▶ _DATASET RECORDS_:
————

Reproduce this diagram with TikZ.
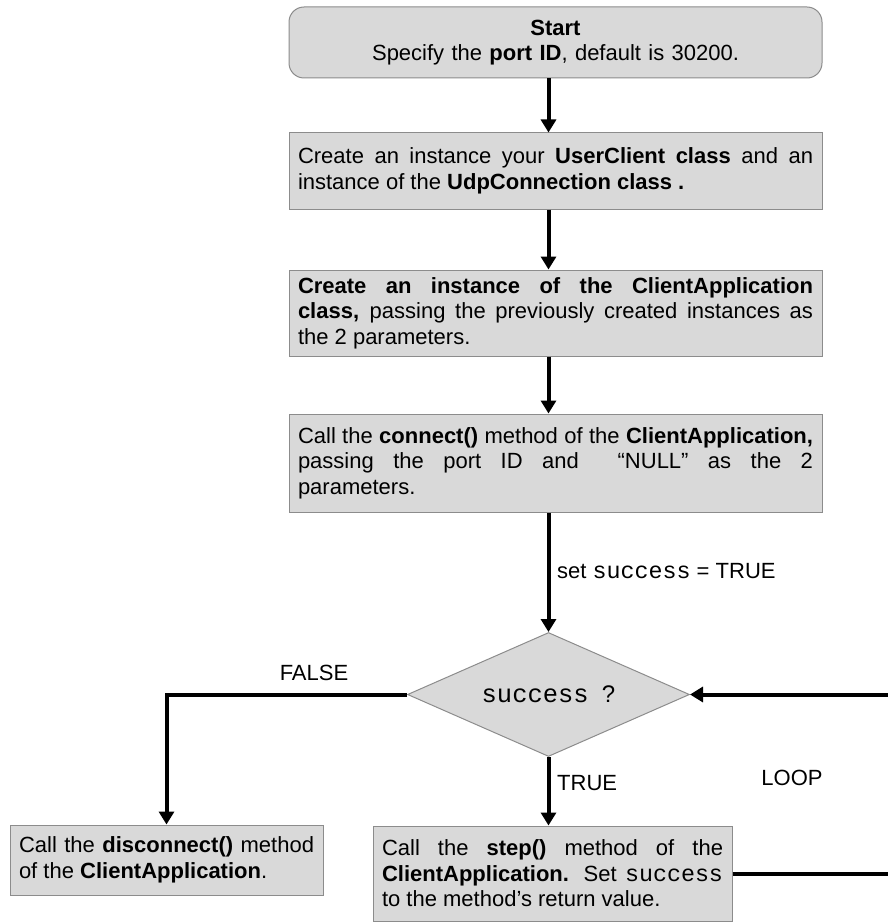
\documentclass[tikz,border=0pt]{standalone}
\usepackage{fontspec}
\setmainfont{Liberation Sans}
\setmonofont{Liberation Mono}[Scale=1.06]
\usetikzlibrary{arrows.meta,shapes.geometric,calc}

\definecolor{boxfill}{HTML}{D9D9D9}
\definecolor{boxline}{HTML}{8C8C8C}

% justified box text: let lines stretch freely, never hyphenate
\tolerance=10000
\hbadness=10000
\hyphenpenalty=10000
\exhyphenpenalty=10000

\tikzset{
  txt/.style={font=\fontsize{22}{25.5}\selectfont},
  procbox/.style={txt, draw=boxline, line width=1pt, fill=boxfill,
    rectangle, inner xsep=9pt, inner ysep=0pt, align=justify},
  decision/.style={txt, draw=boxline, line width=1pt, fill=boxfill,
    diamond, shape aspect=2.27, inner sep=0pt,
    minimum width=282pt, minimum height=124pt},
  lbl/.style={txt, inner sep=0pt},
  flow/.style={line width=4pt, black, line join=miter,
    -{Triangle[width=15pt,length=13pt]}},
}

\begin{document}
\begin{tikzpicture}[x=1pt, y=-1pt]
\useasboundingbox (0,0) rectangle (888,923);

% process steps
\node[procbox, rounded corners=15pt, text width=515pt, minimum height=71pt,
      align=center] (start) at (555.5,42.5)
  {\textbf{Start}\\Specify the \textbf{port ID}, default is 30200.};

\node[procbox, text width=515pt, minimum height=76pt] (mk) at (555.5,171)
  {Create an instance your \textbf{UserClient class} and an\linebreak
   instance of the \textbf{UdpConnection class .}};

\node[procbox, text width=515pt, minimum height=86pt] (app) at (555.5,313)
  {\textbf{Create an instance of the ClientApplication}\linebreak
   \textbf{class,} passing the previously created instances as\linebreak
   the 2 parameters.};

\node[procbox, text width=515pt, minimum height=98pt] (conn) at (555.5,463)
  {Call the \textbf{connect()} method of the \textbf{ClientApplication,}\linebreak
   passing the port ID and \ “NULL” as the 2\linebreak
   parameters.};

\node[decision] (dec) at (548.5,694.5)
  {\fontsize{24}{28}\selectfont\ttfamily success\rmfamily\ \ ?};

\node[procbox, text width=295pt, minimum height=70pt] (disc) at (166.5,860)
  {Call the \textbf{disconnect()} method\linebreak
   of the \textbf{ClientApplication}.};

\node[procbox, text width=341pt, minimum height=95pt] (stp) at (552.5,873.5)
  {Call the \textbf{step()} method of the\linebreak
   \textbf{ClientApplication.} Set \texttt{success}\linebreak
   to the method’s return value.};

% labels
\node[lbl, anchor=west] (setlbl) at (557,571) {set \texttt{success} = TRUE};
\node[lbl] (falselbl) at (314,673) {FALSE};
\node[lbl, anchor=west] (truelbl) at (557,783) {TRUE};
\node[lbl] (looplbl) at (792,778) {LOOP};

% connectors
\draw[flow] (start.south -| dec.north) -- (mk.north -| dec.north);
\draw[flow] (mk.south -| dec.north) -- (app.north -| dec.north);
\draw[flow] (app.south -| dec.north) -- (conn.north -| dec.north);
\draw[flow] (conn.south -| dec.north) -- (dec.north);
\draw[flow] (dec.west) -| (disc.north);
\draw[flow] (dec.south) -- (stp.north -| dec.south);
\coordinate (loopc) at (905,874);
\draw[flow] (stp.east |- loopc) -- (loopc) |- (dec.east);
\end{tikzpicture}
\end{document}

————

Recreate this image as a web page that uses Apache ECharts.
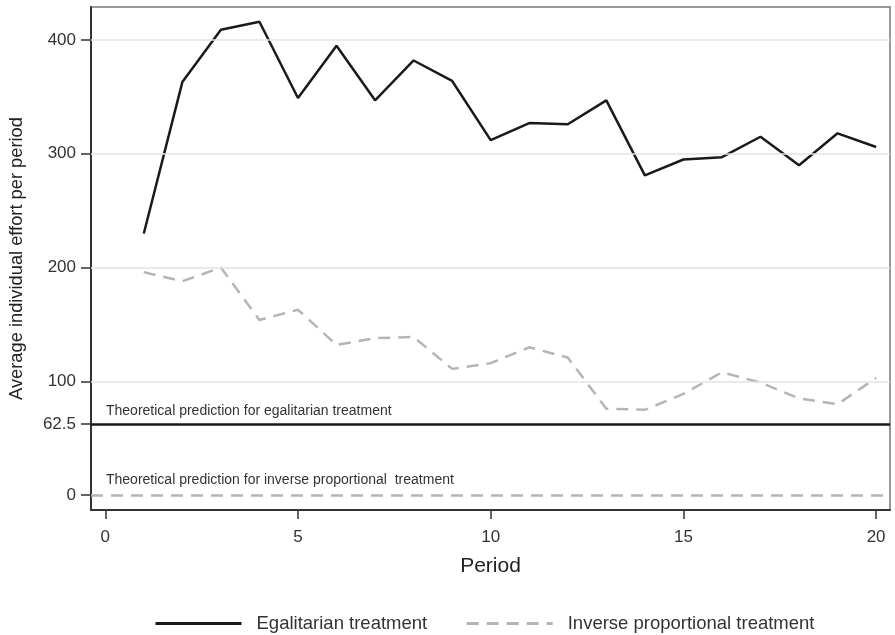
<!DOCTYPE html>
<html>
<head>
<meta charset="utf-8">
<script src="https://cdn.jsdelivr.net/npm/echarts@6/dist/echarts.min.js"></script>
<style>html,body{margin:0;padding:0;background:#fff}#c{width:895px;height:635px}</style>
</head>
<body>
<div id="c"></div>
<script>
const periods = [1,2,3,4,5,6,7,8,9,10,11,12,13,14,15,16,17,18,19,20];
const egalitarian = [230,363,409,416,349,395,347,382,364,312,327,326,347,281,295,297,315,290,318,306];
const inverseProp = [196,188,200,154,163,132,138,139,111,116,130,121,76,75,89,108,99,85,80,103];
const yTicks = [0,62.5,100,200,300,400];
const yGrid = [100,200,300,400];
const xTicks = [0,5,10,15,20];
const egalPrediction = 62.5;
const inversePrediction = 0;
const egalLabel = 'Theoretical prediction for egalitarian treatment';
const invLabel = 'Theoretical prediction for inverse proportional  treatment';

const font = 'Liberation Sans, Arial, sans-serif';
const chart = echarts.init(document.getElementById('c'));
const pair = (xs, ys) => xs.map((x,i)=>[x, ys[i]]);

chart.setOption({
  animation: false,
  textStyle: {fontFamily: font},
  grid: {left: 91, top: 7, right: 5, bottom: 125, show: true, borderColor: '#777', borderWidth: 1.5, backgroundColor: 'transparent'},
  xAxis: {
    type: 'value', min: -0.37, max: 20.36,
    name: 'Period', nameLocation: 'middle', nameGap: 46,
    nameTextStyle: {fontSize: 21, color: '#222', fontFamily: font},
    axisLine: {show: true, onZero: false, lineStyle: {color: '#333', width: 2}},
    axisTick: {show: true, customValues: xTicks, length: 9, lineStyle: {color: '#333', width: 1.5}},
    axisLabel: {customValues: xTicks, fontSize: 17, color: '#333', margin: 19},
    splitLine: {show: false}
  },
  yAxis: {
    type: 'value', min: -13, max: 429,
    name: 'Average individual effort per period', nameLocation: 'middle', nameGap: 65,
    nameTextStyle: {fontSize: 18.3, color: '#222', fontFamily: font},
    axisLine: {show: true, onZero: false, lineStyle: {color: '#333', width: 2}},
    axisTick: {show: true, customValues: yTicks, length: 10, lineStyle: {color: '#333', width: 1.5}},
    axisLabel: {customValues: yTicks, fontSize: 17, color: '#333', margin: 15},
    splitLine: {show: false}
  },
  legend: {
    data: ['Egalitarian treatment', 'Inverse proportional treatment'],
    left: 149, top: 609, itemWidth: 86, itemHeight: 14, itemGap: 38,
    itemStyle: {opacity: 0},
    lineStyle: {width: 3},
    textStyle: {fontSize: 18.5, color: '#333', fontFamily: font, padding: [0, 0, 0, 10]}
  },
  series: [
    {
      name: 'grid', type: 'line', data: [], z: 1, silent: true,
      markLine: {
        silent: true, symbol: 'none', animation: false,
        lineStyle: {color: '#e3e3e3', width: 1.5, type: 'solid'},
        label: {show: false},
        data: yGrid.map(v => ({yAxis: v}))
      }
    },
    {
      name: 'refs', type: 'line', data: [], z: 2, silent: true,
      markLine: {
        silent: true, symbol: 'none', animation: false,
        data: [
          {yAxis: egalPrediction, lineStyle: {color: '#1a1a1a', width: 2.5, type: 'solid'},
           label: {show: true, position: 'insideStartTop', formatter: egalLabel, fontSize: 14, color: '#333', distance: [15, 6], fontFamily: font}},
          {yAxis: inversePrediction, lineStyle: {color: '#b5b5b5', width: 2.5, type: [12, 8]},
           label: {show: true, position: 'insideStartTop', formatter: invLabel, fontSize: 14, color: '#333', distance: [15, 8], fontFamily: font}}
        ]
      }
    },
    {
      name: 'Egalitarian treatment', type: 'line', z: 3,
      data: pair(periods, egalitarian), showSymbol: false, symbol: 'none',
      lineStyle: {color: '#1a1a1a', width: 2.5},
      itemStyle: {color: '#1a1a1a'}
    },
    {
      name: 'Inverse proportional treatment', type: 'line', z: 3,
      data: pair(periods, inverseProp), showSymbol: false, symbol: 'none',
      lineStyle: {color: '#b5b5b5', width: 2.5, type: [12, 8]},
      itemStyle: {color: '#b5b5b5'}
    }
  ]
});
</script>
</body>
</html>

————

Retype only the lines above from the one with "Recreate this image" through the one with "const pair = (xs, ys)", exactly and with both ends. Images stay out.

▶ _THE COMPLETED TASK_:
Recreate this image as a web page that uses Apache ECharts.
<!DOCTYPE html>
<html>
<head>
<meta charset="utf-8">
<script src="https://cdn.jsdelivr.net/npm/echarts@6/dist/echarts.min.js"></script>
<style>html,body{margin:0;padding:0;background:#fff}#c{width:895px;height:635px}</style>
</head>
<body>
<div id="c"></div>
<script>
const periods = [1,2,3,4,5,6,7,8,9,10,11,12,13,14,15,16,17,18,19,20];
const egalitarian = [230,363,409,416,349,395,347,382,364,312,327,326,347,281,295,297,315,290,318,306];
const inverseProp = [196,188,200,154,163,132,138,139,111,116,130,121,76,75,89,108,99,85,80,103];
const yTicks = [0,62.5,100,200,300,400];
const yGrid = [100,200,300,400];
const xTicks = [0,5,10,15,20];
const egalPrediction = 62.5;
const inversePrediction = 0;
const egalLabel = 'Theoretical prediction for egalitarian treatment';
const invLabel = 'Theoretical prediction for inverse proportional  treatment';

const font = 'Liberation Sans, Arial, sans-serif';
const chart = echarts.init(document.getElementById('c'));
const pair = (xs, ys) => xs.map((x,i)=>[x, ys[i]]);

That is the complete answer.